Data shown:
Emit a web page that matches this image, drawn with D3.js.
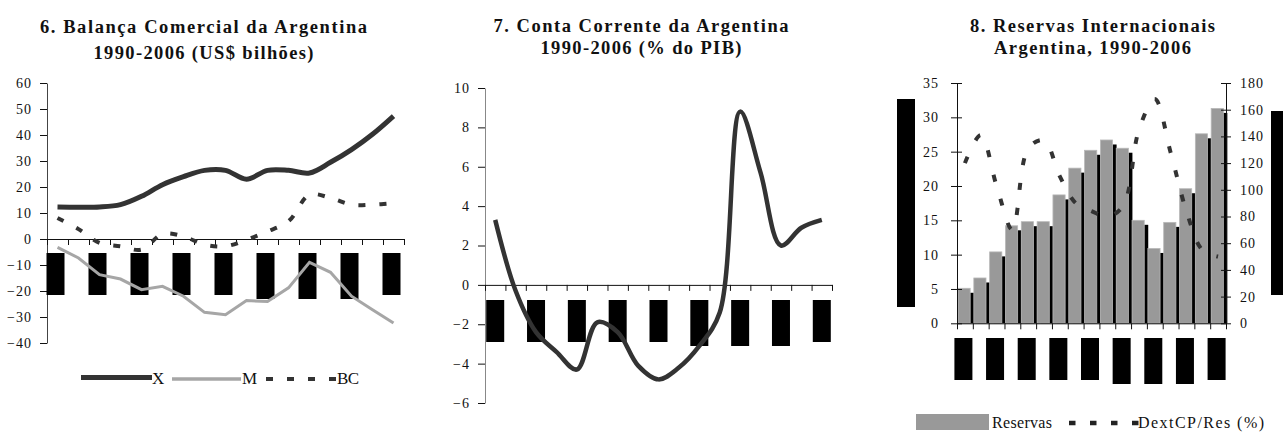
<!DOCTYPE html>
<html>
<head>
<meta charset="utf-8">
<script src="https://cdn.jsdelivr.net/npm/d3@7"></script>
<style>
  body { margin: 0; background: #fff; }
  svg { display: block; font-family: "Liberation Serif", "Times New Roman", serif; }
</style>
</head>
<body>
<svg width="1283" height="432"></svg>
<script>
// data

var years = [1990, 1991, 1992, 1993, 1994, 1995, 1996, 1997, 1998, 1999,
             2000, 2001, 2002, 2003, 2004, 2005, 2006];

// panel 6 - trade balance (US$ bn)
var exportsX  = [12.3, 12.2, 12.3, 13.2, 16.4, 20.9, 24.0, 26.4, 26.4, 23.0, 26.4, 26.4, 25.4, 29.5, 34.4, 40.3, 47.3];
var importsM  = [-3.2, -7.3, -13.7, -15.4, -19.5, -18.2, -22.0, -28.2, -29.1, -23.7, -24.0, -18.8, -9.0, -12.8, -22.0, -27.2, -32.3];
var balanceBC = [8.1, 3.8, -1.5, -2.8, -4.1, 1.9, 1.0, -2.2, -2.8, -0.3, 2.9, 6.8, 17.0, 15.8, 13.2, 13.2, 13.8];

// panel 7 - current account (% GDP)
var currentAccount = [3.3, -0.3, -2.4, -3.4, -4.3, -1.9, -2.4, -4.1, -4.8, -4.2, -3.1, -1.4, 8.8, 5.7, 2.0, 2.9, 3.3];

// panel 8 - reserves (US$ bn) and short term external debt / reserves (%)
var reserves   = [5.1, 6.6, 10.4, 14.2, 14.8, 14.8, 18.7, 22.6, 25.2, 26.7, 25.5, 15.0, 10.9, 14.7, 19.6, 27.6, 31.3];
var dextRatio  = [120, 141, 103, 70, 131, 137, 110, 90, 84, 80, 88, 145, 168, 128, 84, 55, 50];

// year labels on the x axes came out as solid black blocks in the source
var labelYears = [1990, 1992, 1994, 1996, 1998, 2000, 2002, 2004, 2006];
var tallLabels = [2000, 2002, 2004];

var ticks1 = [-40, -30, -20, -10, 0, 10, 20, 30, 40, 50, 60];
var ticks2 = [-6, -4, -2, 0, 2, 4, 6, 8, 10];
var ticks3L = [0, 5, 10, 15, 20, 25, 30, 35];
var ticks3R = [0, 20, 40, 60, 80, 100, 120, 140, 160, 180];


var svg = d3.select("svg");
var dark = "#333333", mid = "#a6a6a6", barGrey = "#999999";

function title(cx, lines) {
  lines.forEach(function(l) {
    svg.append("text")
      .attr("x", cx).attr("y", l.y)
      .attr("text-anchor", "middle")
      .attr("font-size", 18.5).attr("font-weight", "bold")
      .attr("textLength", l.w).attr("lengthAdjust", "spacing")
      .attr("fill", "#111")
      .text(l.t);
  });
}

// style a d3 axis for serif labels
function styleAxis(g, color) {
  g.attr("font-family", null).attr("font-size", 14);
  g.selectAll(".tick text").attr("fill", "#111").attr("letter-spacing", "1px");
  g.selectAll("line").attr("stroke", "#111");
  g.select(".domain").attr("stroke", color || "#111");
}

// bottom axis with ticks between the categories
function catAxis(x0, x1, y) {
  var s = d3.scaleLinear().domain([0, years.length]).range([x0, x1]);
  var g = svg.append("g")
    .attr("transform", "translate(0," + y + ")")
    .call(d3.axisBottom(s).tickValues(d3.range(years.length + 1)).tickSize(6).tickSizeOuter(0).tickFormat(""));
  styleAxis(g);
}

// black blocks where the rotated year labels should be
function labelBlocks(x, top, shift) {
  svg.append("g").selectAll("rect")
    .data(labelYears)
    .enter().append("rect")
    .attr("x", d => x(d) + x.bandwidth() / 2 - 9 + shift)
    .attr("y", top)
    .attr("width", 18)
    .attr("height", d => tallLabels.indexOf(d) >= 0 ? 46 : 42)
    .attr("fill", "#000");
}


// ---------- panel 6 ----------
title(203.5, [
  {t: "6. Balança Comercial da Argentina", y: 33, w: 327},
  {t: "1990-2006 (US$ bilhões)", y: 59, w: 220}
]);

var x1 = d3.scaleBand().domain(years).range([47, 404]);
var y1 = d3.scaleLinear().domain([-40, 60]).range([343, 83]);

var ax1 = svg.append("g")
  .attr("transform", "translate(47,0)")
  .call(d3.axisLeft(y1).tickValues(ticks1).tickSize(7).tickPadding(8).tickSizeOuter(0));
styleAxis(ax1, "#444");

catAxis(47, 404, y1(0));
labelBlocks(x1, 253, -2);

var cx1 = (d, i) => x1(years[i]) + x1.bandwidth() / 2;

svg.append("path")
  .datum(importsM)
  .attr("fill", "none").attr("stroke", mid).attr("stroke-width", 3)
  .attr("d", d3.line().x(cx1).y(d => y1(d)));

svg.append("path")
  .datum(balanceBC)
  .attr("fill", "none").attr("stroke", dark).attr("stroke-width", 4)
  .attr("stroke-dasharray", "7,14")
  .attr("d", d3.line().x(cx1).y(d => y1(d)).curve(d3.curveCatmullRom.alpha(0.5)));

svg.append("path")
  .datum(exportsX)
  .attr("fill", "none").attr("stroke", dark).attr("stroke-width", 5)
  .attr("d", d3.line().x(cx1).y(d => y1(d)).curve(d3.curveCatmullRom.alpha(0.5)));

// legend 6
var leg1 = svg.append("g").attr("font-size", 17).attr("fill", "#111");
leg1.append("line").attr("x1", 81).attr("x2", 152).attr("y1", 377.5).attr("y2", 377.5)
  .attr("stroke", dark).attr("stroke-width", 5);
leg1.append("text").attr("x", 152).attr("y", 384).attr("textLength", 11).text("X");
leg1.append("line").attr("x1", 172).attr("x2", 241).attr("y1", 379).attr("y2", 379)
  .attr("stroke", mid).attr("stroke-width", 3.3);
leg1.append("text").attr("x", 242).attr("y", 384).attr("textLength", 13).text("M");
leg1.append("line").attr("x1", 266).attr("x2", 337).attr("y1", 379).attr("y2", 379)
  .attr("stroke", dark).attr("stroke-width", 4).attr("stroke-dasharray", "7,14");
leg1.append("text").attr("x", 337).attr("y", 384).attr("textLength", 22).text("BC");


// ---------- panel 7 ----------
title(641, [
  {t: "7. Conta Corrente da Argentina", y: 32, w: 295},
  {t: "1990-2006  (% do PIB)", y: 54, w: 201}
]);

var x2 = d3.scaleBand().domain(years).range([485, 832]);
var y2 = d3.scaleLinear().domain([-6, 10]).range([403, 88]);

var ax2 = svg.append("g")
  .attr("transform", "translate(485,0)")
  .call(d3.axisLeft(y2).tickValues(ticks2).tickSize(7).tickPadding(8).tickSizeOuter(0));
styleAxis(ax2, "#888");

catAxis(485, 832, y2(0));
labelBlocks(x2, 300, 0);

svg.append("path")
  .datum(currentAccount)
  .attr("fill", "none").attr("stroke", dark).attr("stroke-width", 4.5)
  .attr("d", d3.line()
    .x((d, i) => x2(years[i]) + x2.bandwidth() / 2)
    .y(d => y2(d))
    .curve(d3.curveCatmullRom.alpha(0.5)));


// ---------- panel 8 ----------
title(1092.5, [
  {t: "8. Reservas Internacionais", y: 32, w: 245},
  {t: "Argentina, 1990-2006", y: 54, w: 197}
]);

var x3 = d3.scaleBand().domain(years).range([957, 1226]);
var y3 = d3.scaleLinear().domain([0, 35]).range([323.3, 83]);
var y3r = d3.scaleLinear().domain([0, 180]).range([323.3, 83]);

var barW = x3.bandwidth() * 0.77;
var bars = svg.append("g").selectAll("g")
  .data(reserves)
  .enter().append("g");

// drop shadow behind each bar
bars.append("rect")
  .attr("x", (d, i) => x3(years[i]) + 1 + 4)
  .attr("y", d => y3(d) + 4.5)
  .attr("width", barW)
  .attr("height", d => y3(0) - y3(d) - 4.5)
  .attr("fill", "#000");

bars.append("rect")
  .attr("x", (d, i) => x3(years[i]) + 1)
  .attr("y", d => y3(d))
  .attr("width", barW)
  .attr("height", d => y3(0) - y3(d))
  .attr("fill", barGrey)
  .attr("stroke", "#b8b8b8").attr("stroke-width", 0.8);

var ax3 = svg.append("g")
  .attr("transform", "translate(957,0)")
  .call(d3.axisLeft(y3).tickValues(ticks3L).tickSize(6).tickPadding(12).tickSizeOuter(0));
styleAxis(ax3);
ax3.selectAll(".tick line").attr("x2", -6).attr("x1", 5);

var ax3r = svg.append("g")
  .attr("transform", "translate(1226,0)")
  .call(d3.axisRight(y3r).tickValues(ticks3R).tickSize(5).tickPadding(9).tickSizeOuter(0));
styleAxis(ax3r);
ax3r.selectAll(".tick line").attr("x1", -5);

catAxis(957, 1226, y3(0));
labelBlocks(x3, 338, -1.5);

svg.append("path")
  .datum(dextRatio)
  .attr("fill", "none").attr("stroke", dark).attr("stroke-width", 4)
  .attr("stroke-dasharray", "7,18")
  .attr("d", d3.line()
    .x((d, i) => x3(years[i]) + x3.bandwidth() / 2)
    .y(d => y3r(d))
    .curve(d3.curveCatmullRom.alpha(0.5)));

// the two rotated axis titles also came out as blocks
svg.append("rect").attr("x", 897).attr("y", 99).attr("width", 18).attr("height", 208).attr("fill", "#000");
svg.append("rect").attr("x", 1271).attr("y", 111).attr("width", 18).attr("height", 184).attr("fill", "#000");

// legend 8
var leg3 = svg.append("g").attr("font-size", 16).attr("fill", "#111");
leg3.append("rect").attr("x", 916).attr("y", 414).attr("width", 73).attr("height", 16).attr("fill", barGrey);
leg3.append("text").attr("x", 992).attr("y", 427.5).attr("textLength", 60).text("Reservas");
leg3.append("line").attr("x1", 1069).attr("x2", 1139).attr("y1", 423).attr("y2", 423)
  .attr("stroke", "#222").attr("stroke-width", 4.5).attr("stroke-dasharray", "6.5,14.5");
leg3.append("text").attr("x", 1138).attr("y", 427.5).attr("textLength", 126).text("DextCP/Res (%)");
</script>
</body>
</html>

Task prompt:
Return, unchanged, the lines from the first line of the material through the line that holds "2.0, 2.9, 3.3];", inclusive, omitting pictures.

Result of this task:
Emit a web page that matches this image, drawn with D3.js.
<!DOCTYPE html>
<html>
<head>
<meta charset="utf-8">
<script src="https://cdn.jsdelivr.net/npm/d3@7"></script>
<style>
  body { margin: 0; background: #fff; }
  svg { display: block; font-family: "Liberation Serif", "Times New Roman", serif; }
</style>
</head>
<body>
<svg width="1283" height="432"></svg>
<script>
// data

var years = [1990, 1991, 1992, 1993, 1994, 1995, 1996, 1997, 1998, 1999,
             2000, 2001, 2002, 2003, 2004, 2005, 2006];

// panel 6 - trade balance (US$ bn)
var exportsX  = [12.3, 12.2, 12.3, 13.2, 16.4, 20.9, 24.0, 26.4, 26.4, 23.0, 26.4, 26.4, 25.4, 29.5, 34.4, 40.3, 47.3];
var importsM  = [-3.2, -7.3, -13.7, -15.4, -19.5, -18.2, -22.0, -28.2, -29.1, -23.7, -24.0, -18.8, -9.0, -12.8, -22.0, -27.2, -32.3];
var balanceBC = [8.1, 3.8, -1.5, -2.8, -4.1, 1.9, 1.0, -2.2, -2.8, -0.3, 2.9, 6.8, 17.0, 15.8, 13.2, 13.2, 13.8];

// panel 7 - current account (% GDP)
var currentAccount = [3.3, -0.3, -2.4, -3.4, -4.3, -1.9, -2.4, -4.1, -4.8, -4.2, -3.1, -1.4, 8.8, 5.7, 2.0, 2.9, 3.3];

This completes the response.